TWO: The seventh House of Representative elected its Speaker through a revolution by the members of the House last week. Honorable Aminu Tambuwal, the 45-year-old lawyer and former personal assistant to the former Senate Leader, Senator Abdullahi Wali, was elected as Speaker. He represents the Kebbi/Tambuwal Federal Constituency of Sokoto. He has held many leadership positions and he is liked by his colleagues at the House, considering the revolution that brought him his speakership with 252 votes. The PDP at first vowed never to congratulate the new speaker but after Tambuwal’s apology, the party leadership forgave his impunity. Tambuwal has vowed to “carry every member along”. The apparent loser in the development is the Southwest, which no longer holds any leadership position at the Federal level. The president and the number 2 official of the PDP has expressed his commitment with working with the new leadership of the House and he promises to find other position for the disappointed Southwest. It seems that the power sharing “zoning” formula no longer holds absolute sway on the party and as such on the country. Perhaps its time that merit trumps quota in our democratic institutions.
THREE: Former speaker of the House, Mr. Bankole has been charged with a 16 count criminal charge of contract inflation. The N894 million worth contract inflation allegedly happened during Mr. Bankole’s tenure as Speaker of the House. He has pled not guilty to the charges. The speaker has requested a bail on his own self-recognition. The Federal High Court of Abuja granted him a N5 million, with a landed property surety bail this morning. He was subsequently re-arrested along with his deputy, a Mr. Nafada, by the EFCC on fresh corruption charges. The charges have not been released. This sad saga continues.

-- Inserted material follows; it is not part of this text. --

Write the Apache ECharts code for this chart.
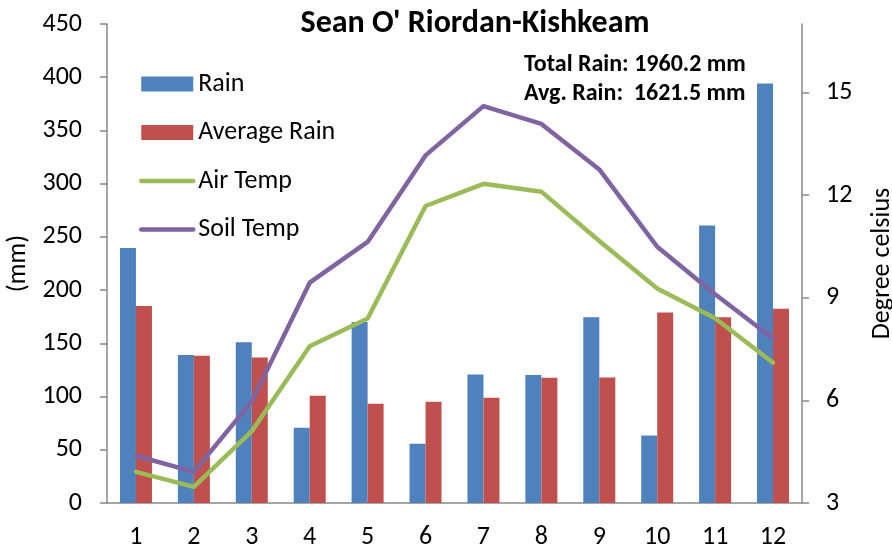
<!DOCTYPE html>
<html>
<head>
<meta charset="utf-8">
<title>Sean O' Riordan-Kishkeam</title>
<script src="https://cdn.jsdelivr.net/npm/echarts@6/dist/echarts.min.js"></script>
<style>
  html, body { margin: 0; padding: 0; background: #fff; }
  #chart { width: 892px; height: 549px; }
</style>
</head>
<body>
<div id="chart"></div>
<script>
const months = ['1', '2', '3', '4', '5', '6', '7', '8', '9', '10', '11', '12']
const rain = [239.5, 139, 151, 70.7, 170, 55.7, 120.8, 120.2, 174.4, 63.5, 260.6, 394]
const avgRain = [185, 138.4, 136.8, 100.8, 93.3, 95.2, 98.9, 117.7, 118, 179, 174.4, 182.5]
const airTemp = [3.91, 3.47, 5.1, 7.58, 8.39, 11.68, 12.33, 12.1, 10.66, 9.27, 8.4, 7.1]
const soilTemp = [4.38, 3.91, 5.97, 9.44, 10.63, 13.16, 14.6, 14.08, 12.75, 10.49, 9.1, 7.81]
const tempTicks = [3, 6, 9, 12, 15]
const notes = ['Total Rain: 1960.2 mm', 'Avg. Rain:  1621.5 mm']

const font = 'Carlito, Lato, "Open Sans", sans-serif'
const axisGray = '#898989'

const chart = echarts.init(document.getElementById('chart'))

chart.setOption({
  backgroundColor: '#fff',
  animation: false,
  textStyle: { fontFamily: font, color: '#000' },
  title: {
    text: "Sean O' Riordan-Kishkeam",
    left: 470,
    textAlign: 'center',
    top: 3,
    textStyle: { fontFamily: font, fontSize: 32, fontWeight: 'bold', color: '#000' }
  },
  graphic: notes.map((t, i) => ({
    type: 'text',
    left: 524,
    top: 53 + i * 29,
    style: { text: t, fontFamily: font, fontSize: 24, fontWeight: 'bold', fill: '#000' }
  })),
  legend: {
    orient: 'vertical',
    left: 134,
    top: 66,
    itemWidth: 52,
    itemHeight: 15,
    itemGap: 22.5,
    lineStyle: { width: 4.5, cap: 'round' },
    textStyle: { fontFamily: font, fontSize: 26, color: '#000', lineHeight: 26 },
    data: [
      { name: 'Rain', icon: 'rect' },
      { name: 'Average Rain', icon: 'rect' },
      { name: 'Air Temp', itemStyle: { opacity: 0 } },
      { name: 'Soil Temp', itemStyle: { opacity: 0 } }
    ]
  },
  grid: { left: 107, right: 90, top: 24, bottom: 46, outerBoundsMode: 'none' },
  xAxis: {
    type: 'category',
    data: months,
    axisLine: { lineStyle: { color: axisGray, width: 1.5 } },
    axisTick: { length: 7, lineStyle: { color: axisGray, width: 1.5 } },
    axisLabel: { fontFamily: font, fontSize: 26, color: '#000', margin: 21 }
  },
  yAxis: [
    {
      type: 'value',
      min: 0,
      max: 450,
      interval: 50,
      name: '(mm)',
      nameLocation: 'middle',
      nameRotate: 90,
      nameGap: 76,
      nameTextStyle: { fontFamily: font, fontSize: 26, color: '#000' },
      splitLine: { show: false },
      axisLine: { show: true, lineStyle: { color: axisGray, width: 1.5 } },
      axisTick: { show: true, length: 7, lineStyle: { color: axisGray, width: 1.5 } },
      axisLabel: { fontFamily: font, fontSize: 26, color: '#000', margin: 25 }
    },
    {
      type: 'value',
      min: 3,
      max: 17,
      name: 'Degree celsius',
      nameLocation: 'middle',
      nameRotate: 90,
      nameGap: 67,
      nameTextStyle: { fontFamily: font, fontSize: 26, color: '#000' },
      splitLine: { show: false },
      axisLine: { show: true, lineStyle: { color: axisGray, width: 1.5 } },
      axisTick: { show: true, length: 7, customValues: tempTicks, lineStyle: { color: axisGray, width: 1.5 } },
      axisLabel: { fontFamily: font, fontSize: 26, color: '#000', margin: 24, customValues: tempTicks }
    }
  ],
  series: [
    {
      name: 'Rain',
      type: 'bar',
      data: rain,
      barWidth: 16,
      barGap: '0%',
      itemStyle: { color: '#4F81BD' }
    },
    {
      name: 'Average Rain',
      type: 'bar',
      data: avgRain,
      barWidth: 16,
      barGap: '0%',
      itemStyle: { color: '#C0504D' }
    },
    {
      name: 'Air Temp',
      type: 'line',
      yAxisIndex: 1,
      data: airTemp,
      symbol: 'none',
      lineStyle: { color: '#9BBB59', width: 4.5, cap: 'round', join: 'round' },
      itemStyle: { color: '#9BBB59' }
    },
    {
      name: 'Soil Temp',
      type: 'line',
      yAxisIndex: 1,
      data: soilTemp,
      symbol: 'none',
      lineStyle: { color: '#8064A2', width: 4.5, cap: 'round', join: 'round' },
      itemStyle: { color: '#8064A2' }
    }
  ]
})

window.addEventListener('resize', () => chart.resize())
</script>
</body>
</html>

FOUR: Yesterday was June 12, 2011 and it marked the 18th anniversary of the lost MKO mandate. The implication of the date is numerous and most people found ways to mark the anniversary of the day that democracy was meant to return to Nigeria. The corruption of the subsequent Abacha government has been well documented and some of the money stolen by the military dictatorship has been returned to Nigeria. A sizeable batch of the money stolen by the former dictator has been recently returned to Nigerian coffers. His criminal associate, Raj Arjandas Bhojwani, an Indian, has been found guilty of money laundering. The two men had conducted a business deal that allowed Bhojwani to help Abacha launder £26.5 million through the Bank of India. He has since been ordered to repay the money and sentenced to 6 years in prison.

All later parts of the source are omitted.